Written instruction:
Would you repeat the listing exactly but omit every picture?

Given data:
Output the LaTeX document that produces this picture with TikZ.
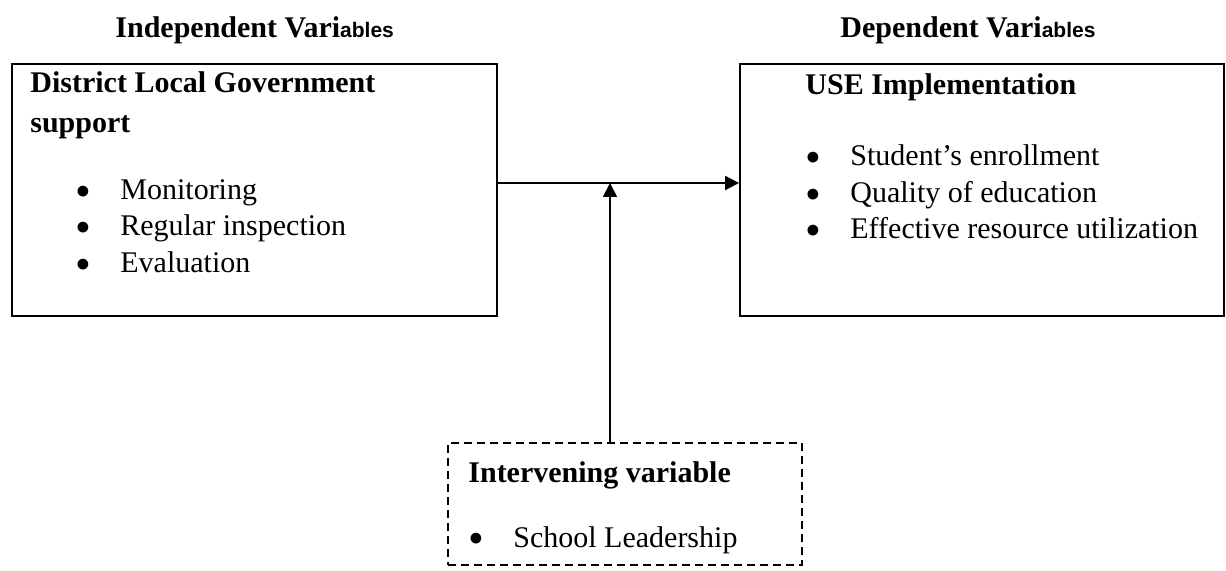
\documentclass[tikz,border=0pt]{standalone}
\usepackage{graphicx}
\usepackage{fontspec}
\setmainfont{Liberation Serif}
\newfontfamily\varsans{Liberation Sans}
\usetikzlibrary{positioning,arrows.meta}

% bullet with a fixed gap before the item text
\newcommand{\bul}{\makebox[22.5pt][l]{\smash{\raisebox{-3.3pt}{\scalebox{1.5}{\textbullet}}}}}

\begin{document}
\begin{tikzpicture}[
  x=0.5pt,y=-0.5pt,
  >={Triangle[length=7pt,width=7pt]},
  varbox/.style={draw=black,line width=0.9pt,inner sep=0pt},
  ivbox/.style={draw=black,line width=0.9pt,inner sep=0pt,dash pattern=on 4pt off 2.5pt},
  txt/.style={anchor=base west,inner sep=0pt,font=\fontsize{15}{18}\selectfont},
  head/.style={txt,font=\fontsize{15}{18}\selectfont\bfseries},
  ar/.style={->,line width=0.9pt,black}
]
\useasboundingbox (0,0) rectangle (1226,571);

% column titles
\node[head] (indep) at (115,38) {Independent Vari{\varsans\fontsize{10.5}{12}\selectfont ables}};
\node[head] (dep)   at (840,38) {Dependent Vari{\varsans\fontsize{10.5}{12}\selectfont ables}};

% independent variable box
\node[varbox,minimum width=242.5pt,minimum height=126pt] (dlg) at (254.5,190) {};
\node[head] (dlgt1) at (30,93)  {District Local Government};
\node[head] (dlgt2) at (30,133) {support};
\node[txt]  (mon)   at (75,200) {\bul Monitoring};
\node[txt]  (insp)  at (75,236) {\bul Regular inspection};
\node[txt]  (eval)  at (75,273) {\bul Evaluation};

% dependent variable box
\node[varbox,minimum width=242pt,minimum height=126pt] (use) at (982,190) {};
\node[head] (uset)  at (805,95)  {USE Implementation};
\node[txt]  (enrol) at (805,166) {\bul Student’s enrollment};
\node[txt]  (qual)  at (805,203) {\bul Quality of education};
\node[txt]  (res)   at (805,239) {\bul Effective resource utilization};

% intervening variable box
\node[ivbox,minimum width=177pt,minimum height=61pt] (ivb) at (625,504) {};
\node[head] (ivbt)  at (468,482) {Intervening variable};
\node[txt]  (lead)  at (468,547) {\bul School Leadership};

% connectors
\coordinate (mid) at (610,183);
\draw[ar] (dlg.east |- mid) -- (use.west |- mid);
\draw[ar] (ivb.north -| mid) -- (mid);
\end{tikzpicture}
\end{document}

Output:
Output the LaTeX document that produces this picture with TikZ.
\documentclass[tikz,border=0pt]{standalone}
\usepackage{graphicx}
\usepackage{fontspec}
\setmainfont{Liberation Serif}
\newfontfamily\varsans{Liberation Sans}
\usetikzlibrary{positioning,arrows.meta}

% bullet with a fixed gap before the item text
\newcommand{\bul}{\makebox[22.5pt][l]{\smash{\raisebox{-3.3pt}{\scalebox{1.5}{\textbullet}}}}}

\begin{document}
\begin{tikzpicture}[
  x=0.5pt,y=-0.5pt,
  >={Triangle[length=7pt,width=7pt]},
  varbox/.style={draw=black,line width=0.9pt,inner sep=0pt},
  ivbox/.style={draw=black,line width=0.9pt,inner sep=0pt,dash pattern=on 4pt off 2.5pt},
  txt/.style={anchor=base west,inner sep=0pt,font=\fontsize{15}{18}\selectfont},
  head/.style={txt,font=\fontsize{15}{18}\selectfont\bfseries},
  ar/.style={->,line width=0.9pt,black}
]
\useasboundingbox (0,0) rectangle (1226,571);

% column titles
\node[head] (indep) at (115,38) {Independent Vari{\varsans\fontsize{10.5}{12}\selectfont ables}};
\node[head] (dep)   at (840,38) {Dependent Vari{\varsans\fontsize{10.5}{12}\selectfont ables}};

% independent variable box
\node[varbox,minimum width=242.5pt,minimum height=126pt] (dlg) at (254.5,190) {};
\node[head] (dlgt1) at (30,93)  {District Local Government};
\node[head] (dlgt2) at (30,133) {support};
\node[txt]  (mon)   at (75,200) {\bul Monitoring};
\node[txt]  (insp)  at (75,236) {\bul Regular inspection};
\node[txt]  (eval)  at (75,273) {\bul Evaluation};

% dependent variable box
\node[varbox,minimum width=242pt,minimum height=126pt] (use) at (982,190) {};
\node[head] (uset)  at (805,95)  {USE Implementation};
\node[txt]  (enrol) at (805,166) {\bul Student’s enrollment};
\node[txt]  (qual)  at (805,203) {\bul Quality of education};
\node[txt]  (res)   at (805,239) {\bul Effective resource utilization};

% intervening variable box
\node[ivbox,minimum width=177pt,minimum height=61pt] (ivb) at (625,504) {};
\node[head] (ivbt)  at (468,482) {Intervening variable};
\node[txt]  (lead)  at (468,547) {\bul School Leadership};

% connectors
\coordinate (mid) at (610,183);
\draw[ar] (dlg.east |- mid) -- (use.west |- mid);
\draw[ar] (ivb.north -| mid) -- (mid);
\end{tikzpicture}
\end{document}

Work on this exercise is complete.